This page is part of the complete guide to buying property in Israel, and it covers physical condition. A separate question, whether the built area is legal and matches the permit, is handled on the building permits and illegal additions guide. The same engineer can do both, but they answer different questions: this page asks “is it sound?”, that one asks “is it legal?”

What a bedek bayit actually buys you

A bedek bayit (literally “house check”) is not legally required in Israel, and many buyers skip it. On a deal worth one to several million shekels, that is a mistake. The inspector is a trained set of eyes for the things you cannot see on a 20-minute viewing: water tracking inside a wall, a cracked drain under the tiling, aluminum windows that will not seal, a balcony rail below code.

  • Who does it: a licensed civil engineer (muhandes) or a certified building inspector (bodek mivnim) with experience in Israeli residential construction. Ask for the license number, professional liability cover, and sample reports before you hire.
  • When: before you sign anything binding, so the findings can still change the price or the terms.
  • Cost: roughly 1,500 to 4,000 ILS plus 18% VAT for a standard apartment, depending on size, age, and whether thermal imaging and moisture meters are used. Houses, penthouses and large homes cost more.

Original estimate (our figure, basis shown). Set the fee against the deal. On a 2,200,000 ILS apartment, a 3,000 ILS inspection is about 0.14% of the price. If the report flags one real defect, say a 25,000 ILS plumbing or sealing repair, and you turn it into a price cut or a seller fix, the inspection returns roughly 8x its cost. Basis: 3,000 ILS fee against a 25,000 ILS illustrative leverage figure, not a quote for your home.

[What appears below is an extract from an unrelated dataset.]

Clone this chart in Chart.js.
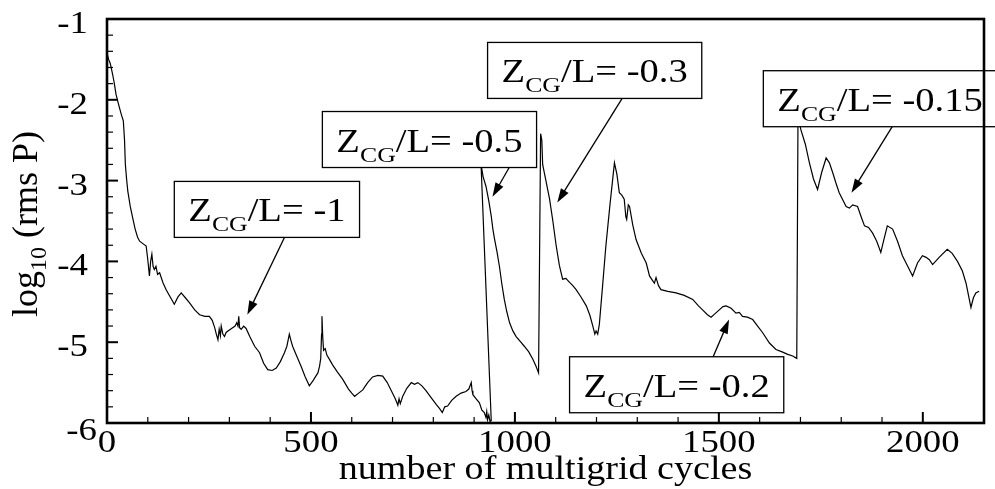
<!DOCTYPE html>
<html>
<head>
<meta charset="utf-8">
<script src="https://cdn.jsdelivr.net/npm/chart.js@4.4.1/dist/chart.umd.min.js"></script>
<style>
  html, body { margin: 0; padding: 0; background: #fff; }
  canvas { display: block; }
  .fontwarm { position: absolute; left: -999px; top: 0; font-family: "Liberation Serif"; }
</style>
</head>
<body>
<span class="fontwarm">Z0123456789 log rms</span>
<canvas id="convergence" width="995" height="489"></canvas>
<script>
// log10 of rms pressure residual per multigrid cycle, one run per CG height
const runZ100 = [[0,-1.42],[4,-1.5],[8,-1.55],[11,-1.62],[14,-1.69],[18,-1.8],[22,-1.93],[28,-2.05],[35,-2.18],[40,-2.26],[43,-2.5],[45,-2.8],[48,-2.98],[51,-3.13],[57,-3.32],[63,-3.46],[69,-3.6],[75,-3.7],[80,-3.75],[88,-3.78],[96,-3.81],[100,-3.98],[104,-4.18],[107,-4.0],[110,-3.91],[113,-4.06],[116,-4.1],[120,-4.06],[124,-4.16],[129,-4.14],[137,-4.26],[145,-4.35],[155,-4.44],[165,-4.53],[174,-4.44],[182,-4.39],[192,-4.45],[202,-4.51],[215,-4.6],[227,-4.66],[240,-4.68],[251,-4.68],[258,-4.73],[264,-4.82],[268,-4.9],[272,-4.97],[275,-4.84],[278,-4.92],[280,-4.8],[284,-4.9],[288,-4.93],[292,-4.88],[300,-4.85],[308,-4.82],[314,-4.8],[318,-4.76],[321,-4.8],[323,-4.68],[325,-4.82],[329,-4.84],[335,-4.8],[341,-4.83],[350,-4.93],[362,-5.05],[374,-5.13],[384,-5.26],[394,-5.34],[405,-5.35],[415,-5.32],[425,-5.24],[435,-5.13],[441,-5.05],[447,-4.9],[451,-4.98],[455,-5.05],[465,-5.17],[476,-5.3],[486,-5.43],[496,-5.54],[506,-5.47],[512,-5.42],[517,-5.38],[521,-5.3],[524,-5.2],[526,-4.9],[527,-4.68],[529,-4.95],[531,-5.1],[535,-5.08],[539,-5.16],[545,-5.21],[553,-5.28],[565,-5.37],[578,-5.46],[592,-5.58],[600,-5.63],[607,-5.67],[617,-5.63],[627,-5.59],[639,-5.5],[651,-5.43],[664,-5.41],[676,-5.42],[687,-5.5],[697,-5.6],[705,-5.68],[710,-5.74],[713,-5.78],[716,-5.7],[719,-5.76],[725,-5.67],[735,-5.57],[746,-5.5],[754,-5.52],[762,-5.5],[772,-5.54],[782,-5.6],[795,-5.69],[807,-5.77],[815,-5.82],[822,-5.87],[828,-5.8],[835,-5.79],[845,-5.72],[856,-5.67],[868,-5.63],[880,-5.61],[887,-5.58],[893,-5.5],[895,-5.6],[897,-5.65],[905,-5.7],[913,-5.75],[919,-5.84],[925,-5.87],[929,-5.93],[931,-5.86],[933,-5.96],[936,-5.9],[939,-5.98],[942,-5.97]];
const runZ050 = [[917,-2.8],[922,-2.95],[929,-3.07],[936,-3.25],[942,-3.44],[946,-3.6],[950,-3.72],[956,-3.88],[962,-4.06],[968,-4.28],[974,-4.47],[980,-4.62],[987,-4.76],[995,-4.86],[1003,-4.93],[1013,-4.99],[1023,-5.05],[1034,-5.12],[1044,-5.21],[1052,-5.3],[1058,-5.38]];
const runZ030 = [[1063,-2.42],[1066,-2.5],[1068,-2.8],[1076,-3.0],[1085,-3.23],[1093,-3.5],[1101,-3.8],[1109,-4.05],[1117,-4.22],[1125,-4.21],[1134,-4.26],[1142,-4.3],[1150,-4.35],[1162,-4.44],[1175,-4.55],[1184,-4.67],[1191,-4.8],[1196,-4.9],[1199,-4.86],[1203,-4.9],[1207,-4.78]];
const runZ020 = [[1215,-4.3],[1223,-3.81],[1233,-3.3],[1244,-2.78],[1250,-2.92],[1256,-3.15],[1262,-3.18],[1268,-3.23],[1272,-3.45],[1274,-3.48],[1278,-3.3],[1281,-3.32],[1289,-3.55],[1297,-3.73],[1310,-3.9],[1322,-4.02],[1330,-4.18],[1338,-4.24],[1342,-4.27],[1346,-4.2],[1352,-4.3],[1358,-4.35],[1375,-4.37],[1395,-4.39],[1415,-4.42],[1436,-4.47],[1450,-4.55],[1460,-4.6],[1472,-4.66],[1481,-4.69],[1490,-4.65],[1501,-4.6],[1510,-4.56],[1518,-4.55],[1530,-4.58],[1542,-4.64],[1550,-4.63],[1558,-4.68],[1570,-4.69],[1583,-4.72],[1595,-4.8],[1607,-4.88],[1624,-5.01],[1640,-5.09],[1655,-5.12],[1669,-5.15],[1681,-5.17],[1691,-5.2]];
const runZ015 = [[1694,-2.2],[1701,-2.37],[1712,-2.55],[1722,-2.78],[1732,-2.98],[1742,-3.11],[1752,-2.9],[1763,-2.72],[1771,-2.78],[1779,-2.9],[1787,-3.03],[1795,-3.15],[1812,-3.32],[1820,-3.34],[1828,-3.3],[1840,-3.32],[1849,-3.45],[1857,-3.56],[1867,-3.58],[1877,-3.65],[1887,-3.75],[1897,-3.89],[1905,-3.72],[1913,-3.56],[1926,-3.6],[1938,-3.75],[1950,-3.93],[1962,-4.05],[1975,-4.18],[1987,-4.02],[1999,-3.93],[2008,-3.95],[2016,-3.98],[2024,-4.04],[2040,-3.95],[2060,-3.85],[2072,-3.9],[2085,-4.0],[2097,-4.12],[2106,-4.27],[2112,-4.42],[2118,-4.57],[2124,-4.45],[2130,-4.39],[2138,-4.37]];

const runs = [runZ100, runZ050, runZ030, runZ020, runZ015];

// callouts: box corner and arrow tip in data units
const callouts = [
  { label: "-1",    x: 165,  y: -3.01, tail: 435,  tipX: 344,  tipY: -4.66 },
  { label: "-0.5",  x: 528,  y: -2.145, tail: 986, tipX: 945,  tipY: -3.2 },
  { label: "-0.3",  x: 933,  y: -1.29, tail: 1263, tipX: 1104, tipY: -3.27 },
  { label: "-0.15", x: 1609, y: -1.64, tail: 1925, tipX: 1825, tipY: -3.15 },
  { label: "-0.2",  x: 1134, y: -5.18, tail: 1486, tipX: 1525, tipY: -4.72 },
];

const SERIF = '"Liberation Serif", "Times New Roman", serif';
const WIDE = 1.15;

// draws text stretched horizontally, returns drawn width
function wideText(ctx, str, x, y, align, k) {
  k = k || WIDE;
  const w = ctx.measureText(str).width * k;
  const left = align === "center" ? x - w / 2 : align === "right" ? x - w : x;
  ctx.save();
  ctx.translate(left, y);
  ctx.scale(k, 1);
  ctx.textAlign = "left";
  ctx.fillText(str, 0, 0);
  ctx.restore();
  return w;
}

const whiteBg = {
  id: "whiteBg",
  beforeDraw(chart) {
    const c = chart.ctx;
    c.save();
    c.fillStyle = "#fff";
    c.fillRect(0, 0, chart.width, chart.height);
    c.restore();
  },
};

const calloutBoxes = {
  id: "calloutBoxes",
  afterDatasetsDraw(chart) {
    const c = chart.ctx, xs = chart.scales.x, ys = chart.scales.y;
    const k = 1.17, boxH = 56, pad = 14;
    c.save();
    c.fillStyle = "#000";
    c.strokeStyle = "#000";
    callouts.forEach((n) => {
      const bx = xs.getPixelForValue(n.x), by = ys.getPixelForValue(n.y);
      const tail = "/L= " + n.label;
      c.font = "33px " + SERIF;
      const wZ = c.measureText("Z").width * k;
      const wT = c.measureText(tail).width * k;
      c.font = "22px " + SERIF;
      const wS = c.measureText("CG").width * k;
      const boxW = wZ + wS + wT + pad * 2;

      c.fillStyle = "#fff";
      c.fillRect(bx, by, boxW, boxH);
      c.lineWidth = 1.3;
      c.strokeRect(bx, by, boxW, boxH);

      c.fillStyle = "#000";
      c.textBaseline = "alphabetic";
      let tx = bx + pad;
      c.font = "33px " + SERIF;
      tx += wideText(c, "Z", tx, by + 40, "left", k);
      c.font = "22px " + SERIF;
      tx += wideText(c, "CG", tx, by + 50, "left", k);
      c.font = "33px " + SERIF;
      wideText(c, tail, tx, by + 40, "left", k);

      // arrow from box edge to the curve
      const px = xs.getPixelForValue(n.tipX), py = ys.getPixelForValue(n.tipY);
      const sx = xs.getPixelForValue(n.tail);
      const sy = py > by ? by + boxH : by;
      const ang = Math.atan2(py - sy, px - sx);
      const head = 14, half = 4.5;
      c.lineWidth = 1.3;
      c.beginPath();
      c.moveTo(sx, sy);
      c.lineTo(px - Math.cos(ang) * head * 0.8, py - Math.sin(ang) * head * 0.8);
      c.stroke();
      c.beginPath();
      c.moveTo(px, py);
      c.lineTo(px - Math.cos(ang) * head - Math.sin(ang) * half, py - Math.sin(ang) * head + Math.cos(ang) * half);
      c.lineTo(px - Math.cos(ang) * head + Math.sin(ang) * half, py - Math.sin(ang) * head - Math.cos(ang) * half);
      c.closePath();
      c.fill();
    });
    c.restore();
  },
};

const frame = {
  id: "frame",
  afterDraw(chart) {
    const c = chart.ctx, a = chart.chartArea;
    const xs = chart.scales.x, ys = chart.scales.y;
    c.save();
    c.strokeStyle = "#000";
    c.fillStyle = "#000";

    // inward ticks on the left and bottom
    xs.ticks.forEach((t) => {
      if (t.value % 100 !== 0) return;
      const major = t.value % 500 === 0;
      const x = xs.getPixelForValue(t.value);
      c.lineWidth = major ? 2 : 1.2;
      c.beginPath();
      c.moveTo(x, a.bottom);
      c.lineTo(x, a.bottom - (major ? 11 : 6));
      c.stroke();
    });
    ys.ticks.forEach((t) => {
      const major = Math.abs(t.value - Math.round(t.value)) < 1e-6;
      const y = ys.getPixelForValue(t.value);
      c.lineWidth = major ? 2 : 1.2;
      c.beginPath();
      c.moveTo(a.left, y);
      c.lineTo(a.left + (major ? 11 : 6), y);
      c.stroke();
    });

    c.lineWidth = 2.6;
    c.strokeRect(a.left, a.top, a.right - a.left, a.bottom - a.top);

    // tick labels
    c.font = "32px " + SERIF;
    c.textBaseline = "alphabetic";
    xs.ticks.forEach((t) => {
      if (t.value % 500 !== 0) return;
      wideText(c, String(t.value), xs.getPixelForValue(t.value), a.bottom + 29, "center");
    });
    ys.ticks.forEach((t) => {
      if (Math.abs(t.value - Math.round(t.value)) > 1e-6) return;
      const v = Math.round(t.value);
      const y = ys.getPixelForValue(t.value);
      // bottom label sits tucked into the corner next to the x origin
      if (v === ys.min) wideText(c, String(v), a.left - 10, y + 17, "right");
      else wideText(c, String(v), a.left - 19, y + 14, "right");
    });

    // axis titles
    c.font = "34px " + SERIF;
    wideText(c, "number of multigrid cycles", (a.left + a.right) / 2, 479, "center", 1.12);

    c.save();
    c.translate(37, 317);
    c.rotate(-Math.PI / 2);
    c.textAlign = "left";
    c.font = "36px " + SERIF;
    let w = 0;
    c.fillText("log", w, 0);
    w += c.measureText("log").width;
    c.font = "24px " + SERIF;
    c.fillText("10", w, 9);
    w += c.measureText("10").width;
    c.font = "36px " + SERIF;
    c.fillText(" (rms P)", w, 0);
    c.restore();

    c.restore();
  },
};

function drawChart() {
  new Chart(document.getElementById("convergence").getContext("2d"), {
    type: "scatter",
    data: {
      datasets: [{
        label: "log10 (rms P)",
        data: runs.flat().map(([x, y]) => ({ x, y })),
        showLine: true,
        borderColor: "#000",
        borderWidth: 1.2,
        pointRadius: 0,
        tension: 0,
      }],
    },
    options: {
      responsive: false,
      animation: false,
      layout: { padding: { top: 19, right: 11, left: 0, bottom: 0 } },
      plugins: { legend: { display: false }, tooltip: { enabled: false } },
      scales: {
        x: {
          type: "linear",
          min: 0,
          max: 2150,
          ticks: { stepSize: 100, display: false },
          grid: { display: false },
          border: { display: false },
          afterFit: (s) => { s.height = 66; },
        },
        y: {
          type: "linear",
          min: -6,
          max: -1,
          ticks: { stepSize: 0.2, display: false },
          grid: { display: false },
          border: { display: false },
          afterFit: (s) => { s.width = 107; },
        },
      },
    },
    plugins: [whiteBg, calloutBoxes, frame],
  });
}

// make sure the serif face is ready before the canvas uses it
document.fonts.load('32px "Liberation Serif"').then(drawChart, drawChart);
</script>
</body>
</html>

Inside your front door: what the engineer opens up

The apartment-level check is where most defects hide. A good report covers all of the following and grades each by severity and rough repair cost.

  • Structural condition: cracks in load-bearing walls and ceilings, signs of settlement, balcony and rail integrity. Structural problems are rare but the most serious, so they top the report.
  • Leaks: active leaks and past water staining, especially around bathrooms, kitchens, roofs and balcony thresholds.
  • Dampness: rising damp and trapped moisture inside walls, common in coastal and ground-floor units. Damp is the single most common and most expensive hidden problem in Israeli homes.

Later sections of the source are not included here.